The Suns, the Soap, and the Sulking Star

Let’s talk about Kevin Durant. Not “35 points on 60% shooting” KD. No, no. Let’s talk about “traded for every wing in Brooklyn and now sitting in Arizona wondering if his owner even likes basketball” KD.

Because in Phoenix? It’s full telenovela.

Matt Ishbia, proud Michigan State alum, mortgage mogul, and part-time NBA character from a rejected Ballers script, rolled into Phoenix with more ambition than bandwidth. Within a year, he’s flipped the roster like a Vegas blackjack table: Mikal? Gone. Cam Johnson? Gone. Picks? Mortgaged like a 2008 condo. For what? For vibes. For KD, Booker, and Bradley “Still Got It, I Swear” Beal.

And now? Nobody wants KD.

That’s not shade. That’s math. He’s 37, wrapped in KT Tape, and on the backend of a Hall of Fame run that might be ending in silent pout cam shots during second quarters. You know what Phoenix asked San Antonio for in a trade? Stephon Castle AND the No. 2 pick. San Antonio hung up and blocked their number like an ex who keeps texting “u up?”
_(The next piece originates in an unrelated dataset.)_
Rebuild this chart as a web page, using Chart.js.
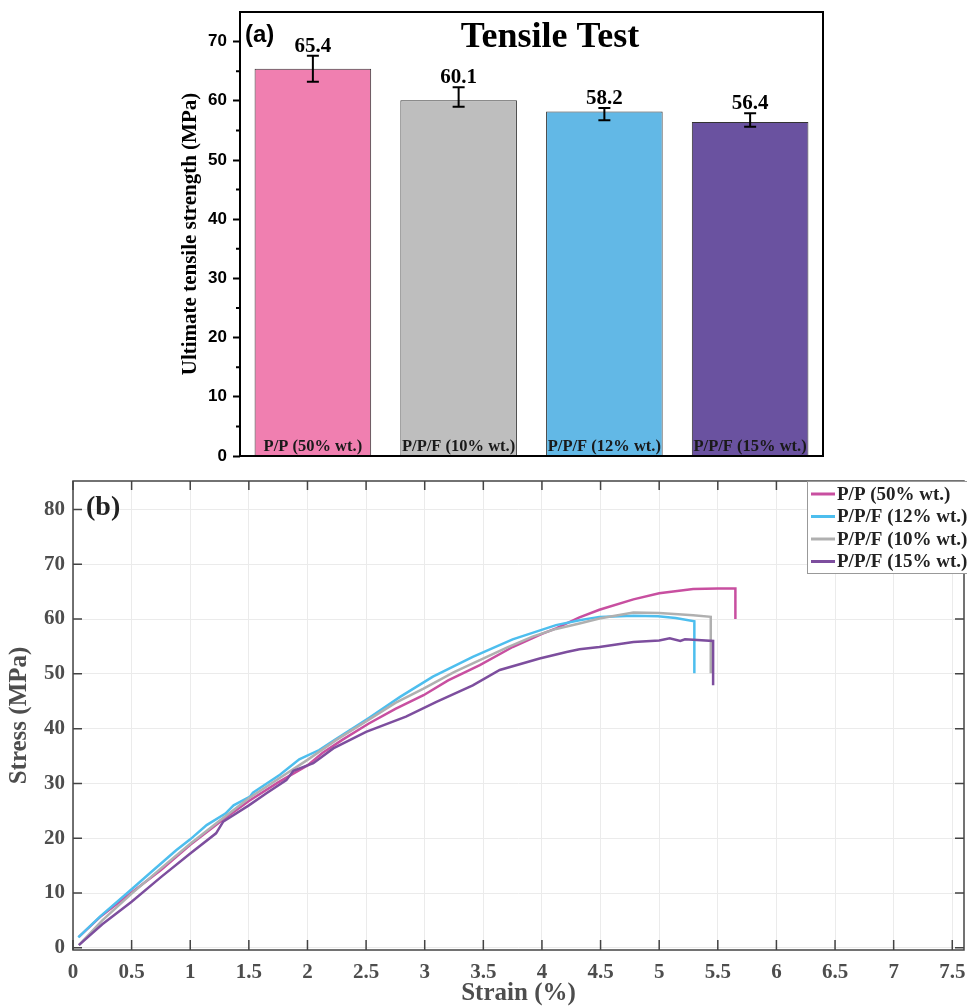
<!DOCTYPE html>
<html>
<head>
<meta charset="utf-8">
<script src="https://cdn.jsdelivr.net/npm/chart.js@4.4.0/dist/chart.umd.min.js"></script>
<style>
  html, body { margin: 0; padding: 0; background: #fff; }
  body { width: 967px; height: 1007px; position: relative; overflow: hidden; }
  #barWrap { position: absolute; left: 170px; top: 0; }
  #lineWrap { position: absolute; left: 0; top: 470px; }
</style>
</head>
<body>
<div id="barWrap"><canvas id="barChart" width="660" height="470"></canvas></div>
<div id="lineWrap"><canvas id="lineChart" width="967" height="537"></canvas></div>
<script>
// (a) bar chart data
const barLabels = ['P/P (50% wt.)', 'P/P/F (10% wt.)', 'P/P/F (12% wt.)', 'P/P/F (15% wt.)'];
const barValues = [65.4, 60.1, 58.2, 56.4];
const errLow = [63.2, 59.0, 56.7, 55.6];
const errHigh = [67.6, 62.3, 58.8, 57.9];
const barColors = ['#F07FB0', '#BEBEBE', '#62B8E6', '#6A52A0'];
const barTicks = [0, 10, 20, 30, 40, 50, 60, 70];

// (b) stress-strain curves
const strainTicks = [0, 0.5, 1, 1.5, 2, 2.5, 3, 3.5, 4, 4.5, 5, 5.5, 6, 6.5, 7, 7.5];
const stressTicks = [0, 10, 20, 30, 40, 50, 60, 70, 80];

const pp50Strain = [0.05, 0.23, 0.5, 0.75, 1.0, 1.25, 1.5, 1.75, 2.0, 2.13, 2.3, 2.52, 2.75, 2.99, 3.2, 3.47, 3.75, 4.0, 4.12, 4.32, 4.49, 4.78, 5.0, 5.29, 5.5, 5.65, 5.65];
const pp50Stress = [2.0, 5.6, 10.1, 14.2, 18.8, 22.9, 26.8, 30.2, 33.3, 35.6, 38.0, 40.9, 43.6, 46.1, 48.8, 51.6, 54.9, 57.3, 58.3, 60.3, 61.7, 63.6, 64.7, 65.5, 65.6, 65.6, 60.0];

const ppf12Strain = [0.045, 0.23, 0.5, 0.66, 0.88, 1.0, 1.14, 1.3, 1.37, 1.51, 1.535, 1.765, 1.93, 2.1, 2.23, 2.52, 2.79, 3.07, 3.41, 3.75, 4.12, 4.32, 4.49, 4.78, 4.99, 5.14, 5.3, 5.3];
const ppf12Stress = [1.9, 5.7, 10.7, 13.7, 17.8, 19.8, 22.4, 24.5, 26.0, 27.6, 28.3, 31.6, 34.4, 36.1, 37.9, 41.9, 45.8, 49.5, 53.1, 56.3, 58.9, 59.8, 60.4, 60.6, 60.5, 60.2, 59.6, 50.1];

const ppf10Strain = [0.05, 0.25, 0.5, 0.75, 1.0, 1.25, 1.5, 1.75, 2.0, 2.25, 2.52, 2.75, 2.99, 3.25, 3.47, 3.7, 3.92, 4.12, 4.32, 4.49, 4.78, 5.0, 5.29, 5.44, 5.44];
const ppf10Stress = [0.5, 5.0, 9.9, 14.5, 19.0, 23.2, 27.3, 30.8, 34.3, 38.0, 41.6, 44.7, 47.3, 50.3, 52.5, 54.8, 56.8, 58.2, 59.2, 60.1, 61.2, 61.1, 60.7, 60.4, 50.1];

const ppf15Strain = [0.05, 0.25, 0.5, 0.75, 1.0, 1.22, 1.28, 1.5, 1.65, 1.82, 1.88, 2.05, 2.22, 2.5, 2.84, 3.1, 3.41, 3.64, 3.98, 4.21, 4.32, 4.49, 4.78, 5.0, 5.09, 5.18, 5.22, 5.46, 5.46];
const ppf15Stress = [0.5, 4.3, 8.4, 12.9, 17.2, 20.9, 23.0, 26.0, 28.2, 30.6, 32.3, 33.7, 36.4, 39.4, 42.2, 44.9, 47.9, 50.7, 52.8, 54.0, 54.5, 54.9, 55.8, 56.1, 56.5, 56.0, 56.3, 56.0, 47.9];

const serif = '"Liberation Serif", "Times New Roman", serif';
const sans = '"Liberation Sans", Arial, sans-serif';

// error bars, labels, frame for (a)
const barDecor = {
  id: 'barDecor',
  afterDatasetsDraw(chart) {
    const {ctx, chartArea: a, scales: {x, y}} = chart;
    ctx.save();
    ctx.strokeStyle = '#000';
    ctx.fillStyle = '#000';
    ctx.lineWidth = 2;
    barValues.forEach((v, i) => {
      const px = x.getPixelForValue(i);
      const hi = y.getPixelForValue(errHigh[i]);
      const lo = y.getPixelForValue(errLow[i]);
      ctx.beginPath();
      ctx.moveTo(px, hi); ctx.lineTo(px, lo);
      ctx.moveTo(px - 6, hi); ctx.lineTo(px + 6, hi);
      ctx.moveTo(px - 6, lo); ctx.lineTo(px + 6, lo);
      ctx.stroke();
      ctx.font = 'bold 21px ' + serif;
      ctx.textAlign = 'center';
      ctx.textBaseline = 'alphabetic';
      ctx.fillText(v.toFixed(1), px, hi - 4);
      ctx.font = 'bold 16.5px ' + serif;
      ctx.fillStyle = '#1a1a1a';
      ctx.textBaseline = 'middle';
      ctx.fillText(barLabels[i], px, a.bottom - 9);
      ctx.fillStyle = '#000';
    });
    ctx.font = 'bold 36px ' + serif;
    ctx.textAlign = 'center';
    ctx.textBaseline = 'alphabetic';
    ctx.fillText('Tensile Test', 380, 47);
    ctx.font = 'bold 24px ' + sans;
    ctx.textAlign = 'left';
    ctx.textBaseline = 'middle';
    ctx.fillText('(a)', 75, 35);
    // frame
    ctx.lineWidth = 2;
    ctx.strokeRect(a.left, a.top, a.right - a.left, a.bottom - a.top);
    // minor ticks
    ctx.beginPath();
    for (let v = 5; v < 75; v += 10) {
      const py = y.getPixelForValue(v);
      ctx.moveTo(a.left - 4, py); ctx.lineTo(a.left, py);
    }
    ctx.stroke();
    ctx.restore();
  }
};

new Chart(document.getElementById('barChart'), {
  type: 'bar',
  data: {
    labels: barLabels,
    datasets: [{
      data: barValues,
      backgroundColor: barColors,
      borderColor: '#333',
      borderWidth: 1,
      borderSkipped: 'bottom',
      barPercentage: 0.8,
      categoryPercentage: 1
    }]
  },
  options: {
    responsive: false,
    animation: false,
    layout: { padding: { top: 12, right: 7, left: 0, bottom: 0 } },
    plugins: { legend: { display: false }, tooltip: { enabled: false } },
    scales: {
      x: {
        ticks: { display: false },
        grid: { display: false, drawTicks: false },
        border: { display: false },
        afterFit: s => { s.height = 14; }
      },
      y: {
        min: 0,
        max: 75,
        afterBuildTicks: s => { s.ticks = barTicks.map(v => ({ value: v })); },
        ticks: { color: '#000', padding: 6, font: { family: sans, weight: 'bold', size: 17 } },
        grid: { drawOnChartArea: false, tickLength: 7, tickWidth: 2, tickColor: '#000' },
        border: { display: false },
        title: {
          display: true,
          text: 'Ultimate tensile strength (MPa)',
          color: '#000',
          font: { family: serif, weight: 'bold', size: 21 },
          padding: { top: 8, bottom: 0 }
        },
        afterFit: s => { s.width = 70; s.paddingTop = 0; s.paddingBottom = 0; }
      }
    }
  },
  plugins: [barDecor]
});

// (b) frame, inner ticks, label, legend
const lineDecor = {
  id: 'lineDecor',
  afterDraw(chart) {
    const {ctx, chartArea: a, scales: {x, y}} = chart;
    ctx.save();
    ctx.strokeStyle = '#444';
    ctx.lineWidth = 1.5;
    ctx.strokeRect(a.left, a.top, a.right - a.left, a.bottom - a.top);
    ctx.beginPath();
    strainTicks.forEach(v => {
      const px = x.getPixelForValue(v);
      ctx.moveTo(px, a.bottom); ctx.lineTo(px, a.bottom - 10);
      ctx.moveTo(px, a.top); ctx.lineTo(px, a.top + 9);
    });
    stressTicks.forEach(v => {
      const py = y.getPixelForValue(v);
      ctx.moveTo(a.left, py); ctx.lineTo(a.left + 9, py);
      ctx.moveTo(a.right, py); ctx.lineTo(a.right - 9, py);
    });
    ctx.stroke();

    ctx.fillStyle = '#222';
    ctx.font = 'bold 28px ' + serif;
    ctx.textAlign = 'left';
    ctx.textBaseline = 'middle';
    ctx.fillText('(b)', 86, 37.5);

    // legend box
    const bx = 807, by = 11, bw = 170, bh = 92;
    ctx.fillStyle = '#fff';
    ctx.fillRect(bx, by, bw, bh);
    ctx.strokeStyle = '#999';
    ctx.lineWidth = 1;
    ctx.strokeRect(bx + 0.5, by + 0.5, bw, bh);
    chart.data.datasets.forEach((ds, r) => {
      const ry = by + 13 + r * 22.5;
      ctx.strokeStyle = ds.borderColor;
      ctx.lineWidth = 3;
      ctx.beginPath();
      ctx.moveTo(811, ry); ctx.lineTo(835, ry);
      ctx.stroke();
      ctx.fillStyle = '#222';
      ctx.font = 'bold 19px ' + serif;
      ctx.fillText(ds.label, 837, ry + 1);
    });
    ctx.restore();
  }
};

function pts(xs, ys) {
  return xs.map((v, i) => ({ x: v, y: ys[i] }));
}

new Chart(document.getElementById('lineChart'), {
  type: 'scatter',
  data: {
    datasets: [
      { label: 'P/P (50% wt.)', data: pts(pp50Strain, pp50Stress), borderColor: '#C84FA0', order: 3 },
      { label: 'P/P/F (12% wt.)', data: pts(ppf12Strain, ppf12Stress), borderColor: '#4DBEEE', order: 2 },
      { label: 'P/P/F (10% wt.)', data: pts(ppf10Strain, ppf10Stress), borderColor: '#B0B0B0', order: 1 },
      { label: 'P/P/F (15% wt.)', data: pts(ppf15Strain, ppf15Stress), borderColor: '#7D4E9E', order: 0 }
    ].map(d => Object.assign(d, { showLine: true, pointRadius: 0, borderWidth: 2.5, tension: 0, fill: false }))
  },
  options: {
    responsive: false,
    animation: false,
    layout: { padding: { top: 11, right: 3, left: 0, bottom: 0 } },
    plugins: { legend: { display: false }, tooltip: { enabled: false } },
    scales: {
      x: {
        type: 'linear',
        min: 0,
        max: 7.6,
        afterBuildTicks: s => { s.ticks = strainTicks.map(v => ({ value: v })); },
        ticks: { color: '#4d4d4d', padding: 10, maxRotation: 0, callback: v => String(v), font: { family: serif, weight: 'bold', size: 21 } },
        grid: { color: '#ebebeb', lineWidth: 1, drawTicks: false },
        border: { display: false },
        title: {
          display: true,
          text: 'Strain (%)',
          color: '#4d4d4d',
          font: { family: serif, weight: 'bold', size: 25 },
          padding: { top: 0, bottom: -2 }
        },
        afterFit: s => { s.height = 57; s.paddingLeft = 0; s.paddingRight = 0; }
      },
      y: {
        min: -0.4,
        max: 85.2,
        afterBuildTicks: s => { s.ticks = stressTicks.map(v => ({ value: v })); },
        ticks: { color: '#4d4d4d', padding: 8, callback: v => String(v), font: { family: serif, weight: 'bold', size: 21 } },
        grid: { color: '#ebebeb', lineWidth: 1, drawTicks: false },
        border: { display: false },
        title: {
          display: true,
          text: 'Stress (MPa)',
          color: '#4d4d4d',
          font: { family: serif, weight: 'bold', size: 25 },
          padding: { top: 5, bottom: 0 }
        },
        afterFit: s => { s.width = 73; s.paddingTop = 0; s.paddingBottom = 0; }
      }
    }
  },
  plugins: [lineDecor]
});
</script>
</body>
</html>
Meanwhile, Durant’s watching this all unfold like a guy who walked into a room expecting champagne and found a G League front office with groupthink goggles on. Ishbia tried to stealth trade him at the deadline and KD found out. And you know he found out because every game after that, his body language screamed “Don't pass me the ball, pass me my exit strategy.”

You want to build a contender? Cool. But maybe don’t alienate one of the 15 best players in NBA history in Year 1. Maybe don’t let Rich Kleiman Durant’s business partner become your conflict resolution specialist.

Phoenix ain’t cooking. Phoenix is over-seasoned and undercooked, sitting in the back of the playoff kitchen hoping nobody notices the burnt edges.

KD wanted a ring. He got a reality show.

Somewhere, Draymond’s laughing. Loud.